• **STORED RECORDS**
──────
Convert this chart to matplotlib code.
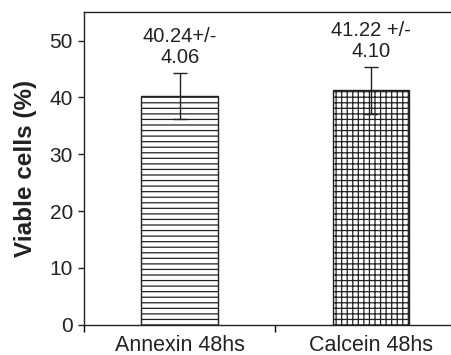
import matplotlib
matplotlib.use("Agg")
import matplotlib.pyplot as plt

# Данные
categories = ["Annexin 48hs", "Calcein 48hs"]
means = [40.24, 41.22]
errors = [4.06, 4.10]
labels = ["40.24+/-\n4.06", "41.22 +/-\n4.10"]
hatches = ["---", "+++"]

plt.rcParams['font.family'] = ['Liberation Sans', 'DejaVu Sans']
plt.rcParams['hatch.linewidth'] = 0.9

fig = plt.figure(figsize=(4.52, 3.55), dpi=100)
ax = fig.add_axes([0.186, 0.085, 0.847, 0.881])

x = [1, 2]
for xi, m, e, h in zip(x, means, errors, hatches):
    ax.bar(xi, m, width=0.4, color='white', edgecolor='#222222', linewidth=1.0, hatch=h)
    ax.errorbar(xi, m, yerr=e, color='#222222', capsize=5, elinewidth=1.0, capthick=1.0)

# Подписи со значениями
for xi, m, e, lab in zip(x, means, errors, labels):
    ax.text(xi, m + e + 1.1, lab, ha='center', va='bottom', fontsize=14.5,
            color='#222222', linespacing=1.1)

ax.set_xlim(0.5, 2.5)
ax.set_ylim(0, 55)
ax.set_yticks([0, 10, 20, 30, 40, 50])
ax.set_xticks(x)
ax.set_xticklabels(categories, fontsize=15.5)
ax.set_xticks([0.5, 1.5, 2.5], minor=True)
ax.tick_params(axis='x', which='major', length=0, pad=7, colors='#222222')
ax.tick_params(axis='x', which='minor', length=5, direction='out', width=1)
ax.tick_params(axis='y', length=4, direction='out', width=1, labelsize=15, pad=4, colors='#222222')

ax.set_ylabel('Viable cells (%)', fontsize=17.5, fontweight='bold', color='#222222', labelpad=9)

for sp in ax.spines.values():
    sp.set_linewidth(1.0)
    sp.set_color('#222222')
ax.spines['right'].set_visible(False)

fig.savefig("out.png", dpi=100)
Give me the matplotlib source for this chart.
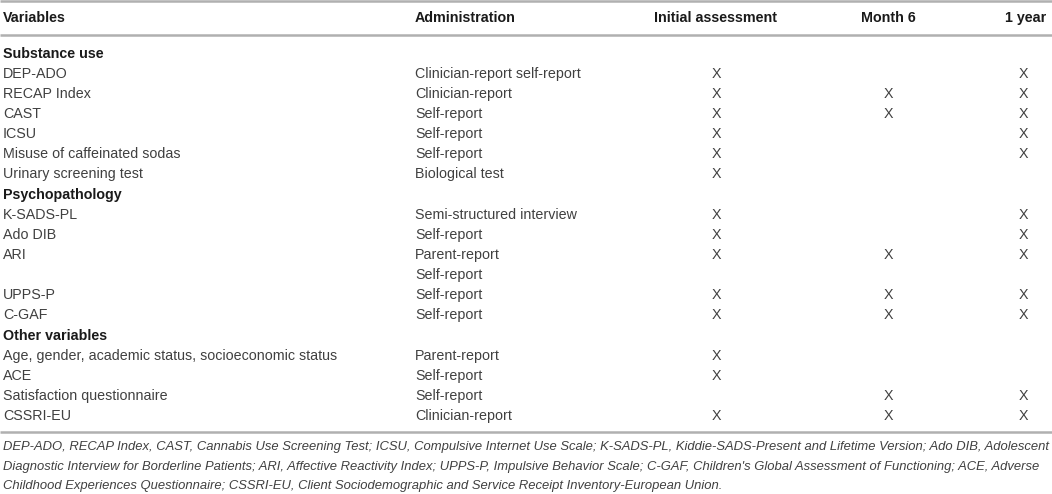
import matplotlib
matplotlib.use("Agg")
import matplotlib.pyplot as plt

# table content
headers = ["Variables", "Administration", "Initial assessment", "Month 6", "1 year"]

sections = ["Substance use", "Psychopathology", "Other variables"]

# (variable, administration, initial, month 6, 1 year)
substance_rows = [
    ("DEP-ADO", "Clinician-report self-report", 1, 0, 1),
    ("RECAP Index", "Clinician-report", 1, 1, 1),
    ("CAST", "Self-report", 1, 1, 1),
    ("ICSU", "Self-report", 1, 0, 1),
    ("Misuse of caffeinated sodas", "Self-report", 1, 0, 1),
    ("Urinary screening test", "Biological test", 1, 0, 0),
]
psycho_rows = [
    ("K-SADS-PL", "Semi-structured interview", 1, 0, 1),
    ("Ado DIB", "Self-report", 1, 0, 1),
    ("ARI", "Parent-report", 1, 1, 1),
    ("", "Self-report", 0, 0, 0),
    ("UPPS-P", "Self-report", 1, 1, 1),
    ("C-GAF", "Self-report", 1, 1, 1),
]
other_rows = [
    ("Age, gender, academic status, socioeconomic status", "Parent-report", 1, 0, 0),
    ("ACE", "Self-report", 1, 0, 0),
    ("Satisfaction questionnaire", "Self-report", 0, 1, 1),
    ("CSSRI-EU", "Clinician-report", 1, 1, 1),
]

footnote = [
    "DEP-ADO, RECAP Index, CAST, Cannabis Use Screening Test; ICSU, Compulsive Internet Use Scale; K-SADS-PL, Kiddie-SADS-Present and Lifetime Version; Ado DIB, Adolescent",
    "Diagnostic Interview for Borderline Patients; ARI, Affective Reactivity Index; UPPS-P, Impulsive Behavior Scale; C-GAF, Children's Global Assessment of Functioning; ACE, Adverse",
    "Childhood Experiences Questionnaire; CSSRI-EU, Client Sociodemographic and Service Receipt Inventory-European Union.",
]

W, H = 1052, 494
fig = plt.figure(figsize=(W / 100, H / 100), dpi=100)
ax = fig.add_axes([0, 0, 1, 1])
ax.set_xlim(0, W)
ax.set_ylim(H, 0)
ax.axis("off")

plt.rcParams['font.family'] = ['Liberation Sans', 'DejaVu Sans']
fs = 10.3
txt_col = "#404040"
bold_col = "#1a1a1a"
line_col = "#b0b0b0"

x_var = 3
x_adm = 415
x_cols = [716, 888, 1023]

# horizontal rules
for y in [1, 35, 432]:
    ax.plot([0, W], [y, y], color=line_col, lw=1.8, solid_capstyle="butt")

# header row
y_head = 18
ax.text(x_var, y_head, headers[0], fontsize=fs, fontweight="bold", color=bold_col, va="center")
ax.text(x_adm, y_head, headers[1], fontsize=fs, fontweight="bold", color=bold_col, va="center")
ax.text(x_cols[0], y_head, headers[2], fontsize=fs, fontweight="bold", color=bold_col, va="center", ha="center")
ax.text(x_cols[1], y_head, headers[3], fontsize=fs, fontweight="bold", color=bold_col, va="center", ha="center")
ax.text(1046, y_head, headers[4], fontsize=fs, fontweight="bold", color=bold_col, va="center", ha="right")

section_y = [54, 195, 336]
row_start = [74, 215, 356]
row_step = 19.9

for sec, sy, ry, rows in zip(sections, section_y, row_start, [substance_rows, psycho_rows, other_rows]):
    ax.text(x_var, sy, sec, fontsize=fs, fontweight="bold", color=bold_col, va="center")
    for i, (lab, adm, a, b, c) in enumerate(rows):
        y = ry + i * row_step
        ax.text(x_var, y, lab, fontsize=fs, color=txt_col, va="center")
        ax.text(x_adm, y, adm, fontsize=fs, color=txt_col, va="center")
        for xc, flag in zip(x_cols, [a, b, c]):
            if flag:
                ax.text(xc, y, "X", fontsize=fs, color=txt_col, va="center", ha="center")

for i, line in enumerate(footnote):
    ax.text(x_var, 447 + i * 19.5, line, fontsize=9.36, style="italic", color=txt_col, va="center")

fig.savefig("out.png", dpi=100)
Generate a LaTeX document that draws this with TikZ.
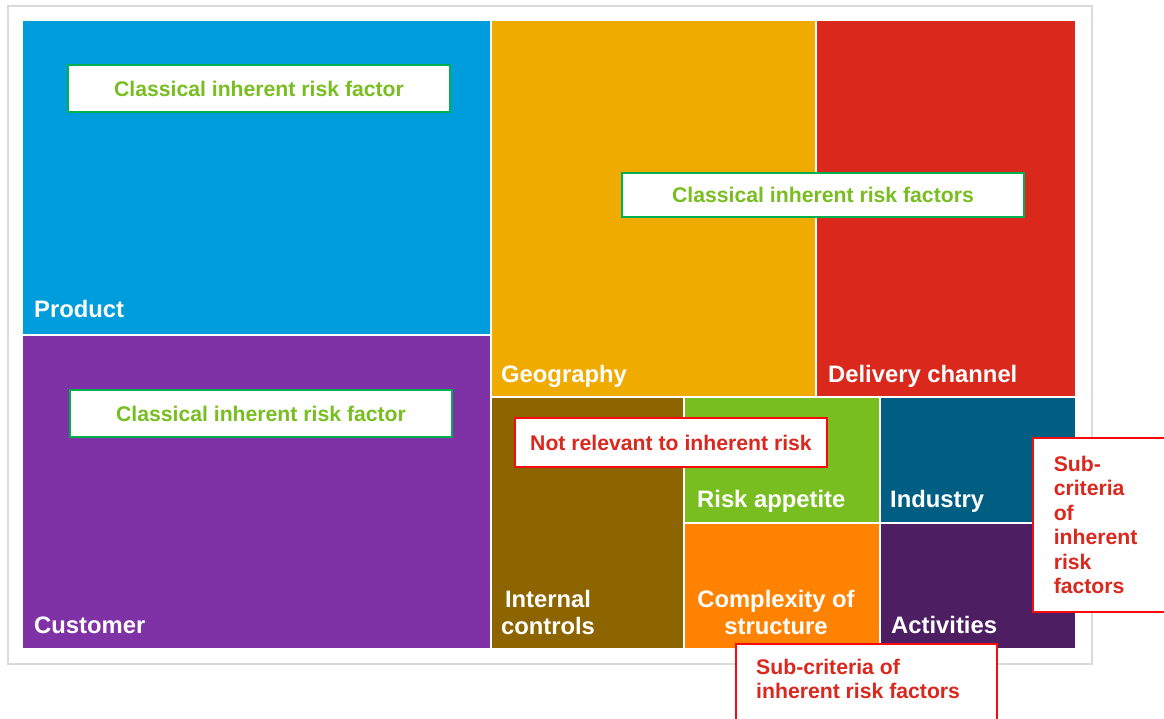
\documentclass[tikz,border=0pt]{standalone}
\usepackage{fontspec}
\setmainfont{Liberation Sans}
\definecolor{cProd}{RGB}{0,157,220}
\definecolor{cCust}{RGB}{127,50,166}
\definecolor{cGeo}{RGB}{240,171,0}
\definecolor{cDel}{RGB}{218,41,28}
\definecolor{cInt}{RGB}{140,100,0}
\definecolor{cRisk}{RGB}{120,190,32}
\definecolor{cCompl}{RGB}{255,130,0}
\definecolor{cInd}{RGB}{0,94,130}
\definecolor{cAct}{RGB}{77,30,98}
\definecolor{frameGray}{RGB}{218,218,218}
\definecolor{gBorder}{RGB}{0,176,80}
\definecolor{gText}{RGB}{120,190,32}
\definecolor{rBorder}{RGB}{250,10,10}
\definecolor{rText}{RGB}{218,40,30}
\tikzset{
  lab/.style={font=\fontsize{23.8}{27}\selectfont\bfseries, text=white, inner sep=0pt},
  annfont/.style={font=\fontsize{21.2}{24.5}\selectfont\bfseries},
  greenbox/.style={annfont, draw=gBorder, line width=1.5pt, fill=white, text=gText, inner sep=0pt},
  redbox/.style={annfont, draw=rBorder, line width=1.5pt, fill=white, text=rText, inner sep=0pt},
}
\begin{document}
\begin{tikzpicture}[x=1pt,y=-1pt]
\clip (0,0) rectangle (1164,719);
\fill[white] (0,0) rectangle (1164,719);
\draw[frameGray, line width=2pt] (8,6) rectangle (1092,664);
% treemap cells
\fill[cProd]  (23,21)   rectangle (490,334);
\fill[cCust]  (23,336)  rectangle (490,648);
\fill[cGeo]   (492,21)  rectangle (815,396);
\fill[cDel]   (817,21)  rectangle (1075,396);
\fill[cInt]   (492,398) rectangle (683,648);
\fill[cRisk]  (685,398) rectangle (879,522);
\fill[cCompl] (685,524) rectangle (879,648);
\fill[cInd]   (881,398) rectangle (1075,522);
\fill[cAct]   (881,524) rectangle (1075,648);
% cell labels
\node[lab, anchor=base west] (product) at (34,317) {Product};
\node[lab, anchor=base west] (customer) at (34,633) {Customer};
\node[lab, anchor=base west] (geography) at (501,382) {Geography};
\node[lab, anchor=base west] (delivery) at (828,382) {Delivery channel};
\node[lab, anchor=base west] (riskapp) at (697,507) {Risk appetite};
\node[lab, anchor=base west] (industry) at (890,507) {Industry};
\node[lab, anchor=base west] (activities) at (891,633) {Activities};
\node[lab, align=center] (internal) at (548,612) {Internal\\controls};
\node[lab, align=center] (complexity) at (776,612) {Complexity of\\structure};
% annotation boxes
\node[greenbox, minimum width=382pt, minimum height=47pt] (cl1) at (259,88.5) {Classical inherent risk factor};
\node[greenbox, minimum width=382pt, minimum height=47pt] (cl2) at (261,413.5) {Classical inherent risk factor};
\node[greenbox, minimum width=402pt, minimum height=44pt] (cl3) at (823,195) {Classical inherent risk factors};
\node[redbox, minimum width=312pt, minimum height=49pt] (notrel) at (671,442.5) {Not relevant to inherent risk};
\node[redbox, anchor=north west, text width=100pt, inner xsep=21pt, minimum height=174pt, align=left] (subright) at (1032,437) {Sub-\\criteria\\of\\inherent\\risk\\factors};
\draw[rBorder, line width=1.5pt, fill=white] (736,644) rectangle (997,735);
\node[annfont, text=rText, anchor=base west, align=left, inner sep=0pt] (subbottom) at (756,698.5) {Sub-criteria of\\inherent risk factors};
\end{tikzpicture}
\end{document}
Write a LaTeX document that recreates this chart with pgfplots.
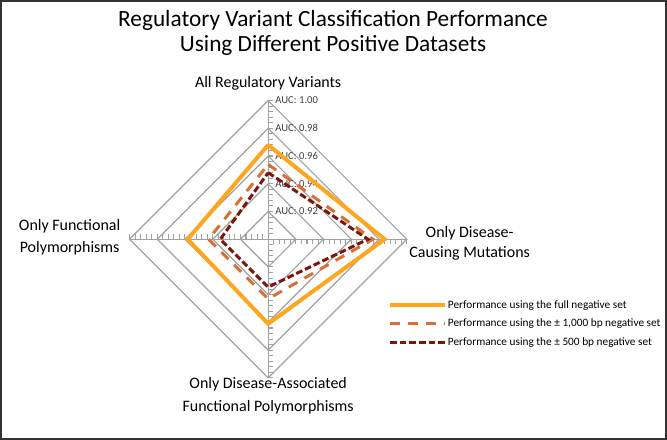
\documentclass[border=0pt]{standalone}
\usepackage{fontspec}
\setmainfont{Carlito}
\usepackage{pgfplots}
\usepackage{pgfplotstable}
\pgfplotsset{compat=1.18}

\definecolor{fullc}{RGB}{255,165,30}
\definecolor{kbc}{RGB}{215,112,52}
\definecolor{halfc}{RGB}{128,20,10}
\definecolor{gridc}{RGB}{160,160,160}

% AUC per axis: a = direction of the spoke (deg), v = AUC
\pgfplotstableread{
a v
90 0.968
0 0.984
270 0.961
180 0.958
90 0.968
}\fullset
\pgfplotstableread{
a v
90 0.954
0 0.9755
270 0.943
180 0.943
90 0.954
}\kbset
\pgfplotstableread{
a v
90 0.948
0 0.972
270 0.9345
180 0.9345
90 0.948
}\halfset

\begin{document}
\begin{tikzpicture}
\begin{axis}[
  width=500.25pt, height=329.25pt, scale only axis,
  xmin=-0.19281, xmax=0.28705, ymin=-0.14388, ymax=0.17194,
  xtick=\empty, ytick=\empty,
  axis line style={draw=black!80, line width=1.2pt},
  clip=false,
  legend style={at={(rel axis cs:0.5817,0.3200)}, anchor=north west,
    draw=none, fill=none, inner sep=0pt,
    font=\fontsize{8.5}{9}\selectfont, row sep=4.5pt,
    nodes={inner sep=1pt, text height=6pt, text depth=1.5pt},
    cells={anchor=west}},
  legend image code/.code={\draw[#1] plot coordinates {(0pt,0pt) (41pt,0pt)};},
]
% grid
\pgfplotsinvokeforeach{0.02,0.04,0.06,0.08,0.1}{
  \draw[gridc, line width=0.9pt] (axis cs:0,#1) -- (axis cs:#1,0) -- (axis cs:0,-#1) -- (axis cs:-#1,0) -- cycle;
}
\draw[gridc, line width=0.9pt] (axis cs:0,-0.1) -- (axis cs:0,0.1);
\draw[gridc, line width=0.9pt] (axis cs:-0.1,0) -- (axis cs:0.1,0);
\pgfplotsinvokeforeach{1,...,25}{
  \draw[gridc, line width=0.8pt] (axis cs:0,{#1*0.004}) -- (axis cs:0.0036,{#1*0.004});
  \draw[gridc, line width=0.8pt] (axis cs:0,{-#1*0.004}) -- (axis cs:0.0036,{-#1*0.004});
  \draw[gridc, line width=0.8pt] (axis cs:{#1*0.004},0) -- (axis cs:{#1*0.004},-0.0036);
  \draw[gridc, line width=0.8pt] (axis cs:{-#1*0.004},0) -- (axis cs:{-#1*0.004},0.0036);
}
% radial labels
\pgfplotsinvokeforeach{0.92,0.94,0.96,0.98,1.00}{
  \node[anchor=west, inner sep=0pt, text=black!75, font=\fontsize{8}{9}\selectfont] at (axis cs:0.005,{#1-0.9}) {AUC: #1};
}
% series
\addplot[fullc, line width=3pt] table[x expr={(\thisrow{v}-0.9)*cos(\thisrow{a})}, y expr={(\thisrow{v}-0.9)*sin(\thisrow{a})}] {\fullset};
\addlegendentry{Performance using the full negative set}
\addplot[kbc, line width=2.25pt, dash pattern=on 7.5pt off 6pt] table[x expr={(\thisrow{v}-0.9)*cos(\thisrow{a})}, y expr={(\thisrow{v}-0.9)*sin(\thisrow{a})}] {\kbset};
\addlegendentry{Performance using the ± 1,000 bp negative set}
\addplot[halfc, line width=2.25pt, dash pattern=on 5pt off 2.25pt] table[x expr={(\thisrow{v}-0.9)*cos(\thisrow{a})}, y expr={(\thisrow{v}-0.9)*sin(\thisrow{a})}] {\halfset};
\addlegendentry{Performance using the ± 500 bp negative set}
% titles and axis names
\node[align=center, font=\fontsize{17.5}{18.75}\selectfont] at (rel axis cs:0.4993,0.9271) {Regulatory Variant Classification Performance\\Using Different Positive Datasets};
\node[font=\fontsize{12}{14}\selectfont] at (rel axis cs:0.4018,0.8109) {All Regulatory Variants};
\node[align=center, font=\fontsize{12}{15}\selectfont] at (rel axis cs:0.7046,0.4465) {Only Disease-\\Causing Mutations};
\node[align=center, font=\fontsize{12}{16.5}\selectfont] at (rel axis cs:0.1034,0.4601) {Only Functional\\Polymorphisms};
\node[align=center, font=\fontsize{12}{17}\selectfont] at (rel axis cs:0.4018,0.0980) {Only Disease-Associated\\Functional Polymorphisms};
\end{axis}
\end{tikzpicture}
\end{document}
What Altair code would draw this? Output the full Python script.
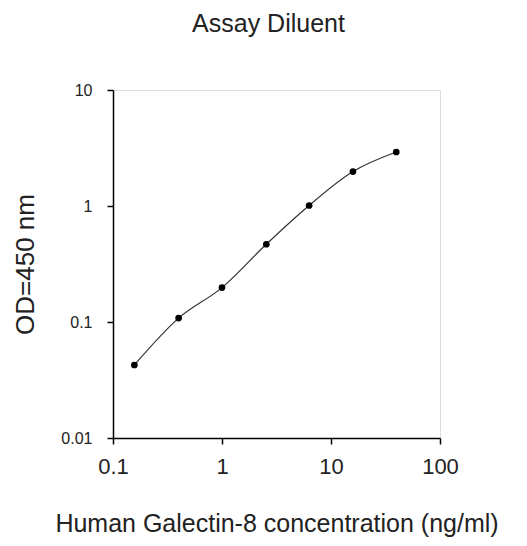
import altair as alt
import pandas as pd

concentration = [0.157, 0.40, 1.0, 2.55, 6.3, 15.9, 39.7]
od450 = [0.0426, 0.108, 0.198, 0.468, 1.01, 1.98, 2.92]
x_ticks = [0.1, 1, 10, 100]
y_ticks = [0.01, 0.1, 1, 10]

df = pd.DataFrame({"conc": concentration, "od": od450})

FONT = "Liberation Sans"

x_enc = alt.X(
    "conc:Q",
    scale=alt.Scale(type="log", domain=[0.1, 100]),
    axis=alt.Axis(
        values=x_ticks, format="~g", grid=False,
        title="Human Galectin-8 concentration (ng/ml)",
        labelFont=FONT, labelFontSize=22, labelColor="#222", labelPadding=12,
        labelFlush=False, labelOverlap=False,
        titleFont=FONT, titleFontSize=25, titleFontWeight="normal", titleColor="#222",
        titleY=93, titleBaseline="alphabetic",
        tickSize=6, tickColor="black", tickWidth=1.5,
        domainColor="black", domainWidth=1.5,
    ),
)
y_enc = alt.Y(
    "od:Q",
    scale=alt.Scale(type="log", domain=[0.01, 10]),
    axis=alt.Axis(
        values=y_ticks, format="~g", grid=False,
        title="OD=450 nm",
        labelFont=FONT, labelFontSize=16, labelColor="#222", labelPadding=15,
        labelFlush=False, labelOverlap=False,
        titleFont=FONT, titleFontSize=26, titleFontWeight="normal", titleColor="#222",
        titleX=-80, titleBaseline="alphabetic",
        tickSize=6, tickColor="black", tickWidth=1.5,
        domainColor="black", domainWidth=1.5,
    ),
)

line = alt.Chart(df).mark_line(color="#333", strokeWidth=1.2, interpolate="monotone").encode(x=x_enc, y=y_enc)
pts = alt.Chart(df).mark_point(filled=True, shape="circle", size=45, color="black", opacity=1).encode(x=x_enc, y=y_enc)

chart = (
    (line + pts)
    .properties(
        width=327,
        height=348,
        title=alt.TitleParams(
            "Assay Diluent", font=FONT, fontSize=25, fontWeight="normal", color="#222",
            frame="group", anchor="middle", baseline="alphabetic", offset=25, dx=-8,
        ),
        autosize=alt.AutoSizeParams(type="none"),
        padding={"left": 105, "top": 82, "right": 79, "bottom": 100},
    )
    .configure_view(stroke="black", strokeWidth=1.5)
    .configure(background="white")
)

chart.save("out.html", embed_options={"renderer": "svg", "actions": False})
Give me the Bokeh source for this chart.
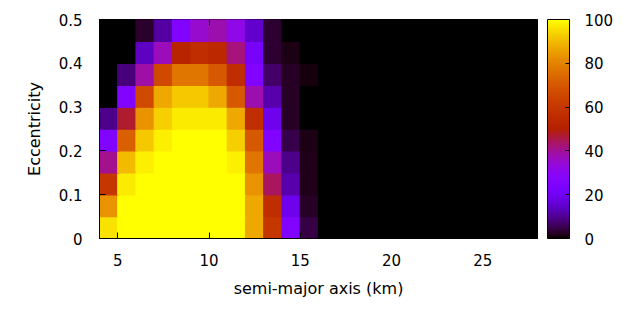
──────
• **WORK REQUIRED**
Above are the records. Identify each line that contains the word "with".

• **RESULT OF THE TASK**
Generate a LaTeX document that draws this with TikZ.
Write a LaTeX document that recreates this chart with pgfplots.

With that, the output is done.